Au-delà des cuvettes des polders, noyées suite à la rupture de la digue dans le secteur du passage du Gois, la plaine agricole subit également des dégâts importants, la mer n’ayant été stoppée dans sa course que par le tracé de la route centrale, à grande circulation. Cette partie sud de l’île de Noirmoutier est un territoire très particulier. Sa côte ouest, sur l’océan, est constituée d’un système plage-dune dont la genèse est totalement naturelle. C’est là que se sont développés les villages paysans. En revanche, sa côte est a été totalement créée par l’homme. Du polder de La Nouvelle Brille au nord jusqu’à celui de Sébastopol au sud, ces terres ont été gagnées sur la mer entre 1830 et 1865. Cette expansion du foncier agricole a été rendue possible par une loi de 1807 qui permettait à des particuliers d’obtenir la concession de vasières, afin de les endiguer et de les drainer, pour les cultiver. La loi précisait que les concessionnaires de ces terres gagnées sur la mer avaient la charge d’entretenir leurs digues. En cas de défaillance, l’Etat était en droit de réintégrer ces espaces au domaine public maritime, c’est à dire de les rendre à la mer.
Ce protocole, tout à fait acceptable au XIXe siècle, est devenu obsolète à mesure que Noirmoutier s’est urbanisé. Autant, à l’origine, les digues ne protégeaient que les productions agricoles de leurs propriétaires, autant elles sont devenues des protections indispensables à l’ensemble du territoire engagé dans une reconversion touristique et balnéaire. C’est tout le sens des réflexions des élus au lendemain de la submersion de 1979. Avec la déprise agricole, les propriétaires se sont détournés de l’entretien des digues, dont le coût était exorbitant par rapport aux revenus qu’elles protégeaient. Le Syndicat à Vocations Multiples a bien tenté de les inciter à rénover leurs digues mais c’est vers l’Etat que Jacques Houdin, conseiller général du canton, se tourne au lendemain de la submersion pour obtenir des aides indispensables. Outre le concours de l’armée et la mobilisation des habitants pour combler la brèche en urgence, l’île reçoit finalement gain de cause et sa digue en terre, parée de moellons, est réparée.
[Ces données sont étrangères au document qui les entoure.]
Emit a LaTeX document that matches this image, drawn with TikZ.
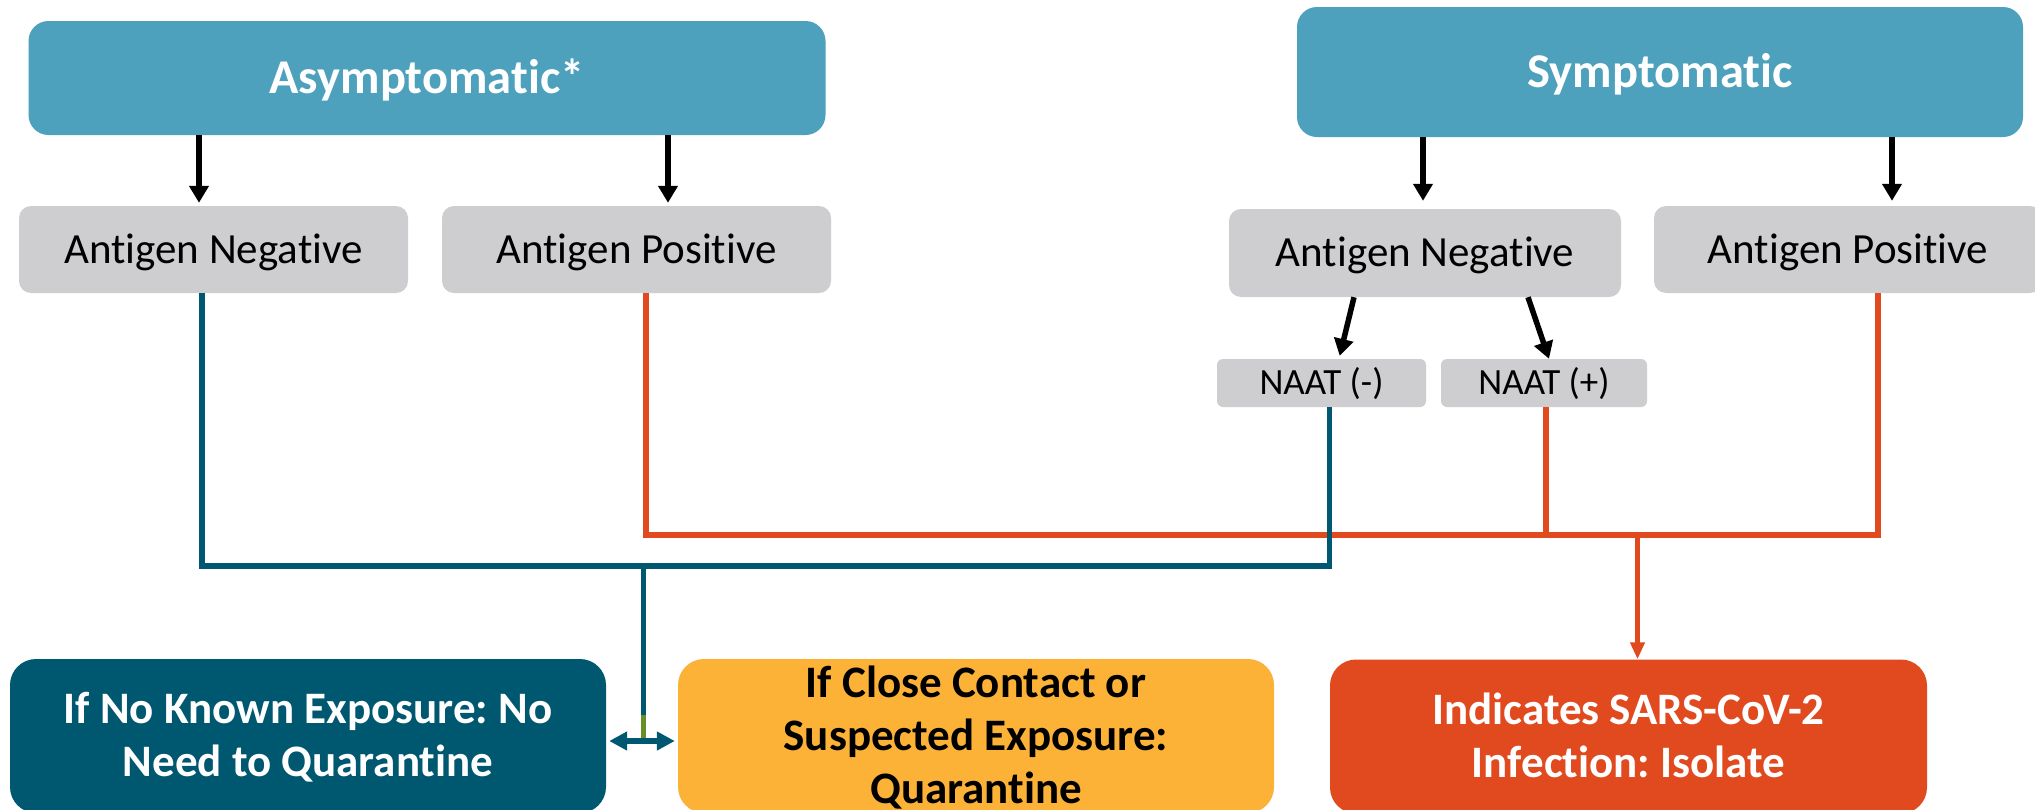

La tempête Xynthia (2010) qui a causé 29 décès en Vendée (La Faute sur mer) a reposé le problème des digues, de leur entretien et la question de leur adaptation aux effets des changements climatiques s’est aussi invitée dans les débats. Le niveau des océans s’élève régulièrement. Il est techniquement possible d’augmenter la taille des digues en conséquence. C’est néanmoins coûteux et en cas de rupture accidentelle, plus la digue est haute, plus la violence de la submersion est à craindre. L’île de Noirmoutier n’ayant pas été touchée par  Xynthia, c’est plutôt l’oubli et le sentiment que des solutions restent possible qui semble prévaloir, quand bien même l’île a connu une quarantaine de submersions depuis le XIe siècle.
Thierry Sauzeau

Transcription

Intervenant 1
On n’est pas tellement surpris, on s’y attendait depuis longtemps, parce qu’on avait toujours dit qu’un jour, nos digues pèteraient. Puisque elles n’étaient jamais entretenues, évidemment, et ce qui, depuis longtemps, on disait toujours, à l’image du vigneron qui doit mettre du bon vin dans une barrique, il faut d’abord qu’il la cercle bien. Et nous, avant de faire beaucoup de choses dans l’île, eh bien, il fallait, effectivement, la préserver, et la préserver puisque nous sommes une cuvette ici, il fallait reconsolider toutes ce digues qui sont, qui datent de plus de 100 ans.
Journaliste
Est-ce que vous aviez adressé des mises en garde aux propriétaires de ces digues ?
Intervenant 1
Absolument, nous les mettions en garde continuellement, puisque nous nous apercevions que de plus en plus, ça se détériorait.
silence
(silence)
Intervenant 2
Le problème des digues de Noirmoutier, vous le voyez en face la composition de la digue, la digue est constituée par un noyau en terre et puis une protection en moellon sur le parement extérieur. Entre les deux, il y avait une courroie d’argile qui permettait d’assurer l’étanchéité de la digue. Alors, ce qu’il y a, c’est que ces digues périssent par submersion, c’est certainement ce qui s’est produit dimanche matin, étant donné que avec une marée de 104, on avait quand même une surcote de 70 centimètres. 70 centimètres de surcote avec une marée de 104, c’est quand même assez exceptionnel. Alors, cette digue a donc péri par submersion, le problème, c’est donc de surélever la crête de la digue et lui assurer une étanchéité, une bonne étanchéité.
silence
(silence)
Intervenant 3
Le problème, il est que le Syndicat Intercommunal à Vocation Multiple, qui a vocation à faire des travaux de défense contre la mer, ne peut le faire que si le propriétaire lui demande de le faire. Mais sinon, c’est au propriétaire de faire ses propres travaux. Et le problème est également celui-ci, c’est que il n’y a pas, à l’heure actuelle, sur l’île, que les propriétaires soient des personnes individuelles ou que les propriétaires soient des associations, de syndicats de propriétaires, il n’y a personne capable de supporter la charge financière de la réfection de ces digues. Je dis personne, même pas le SIVOM.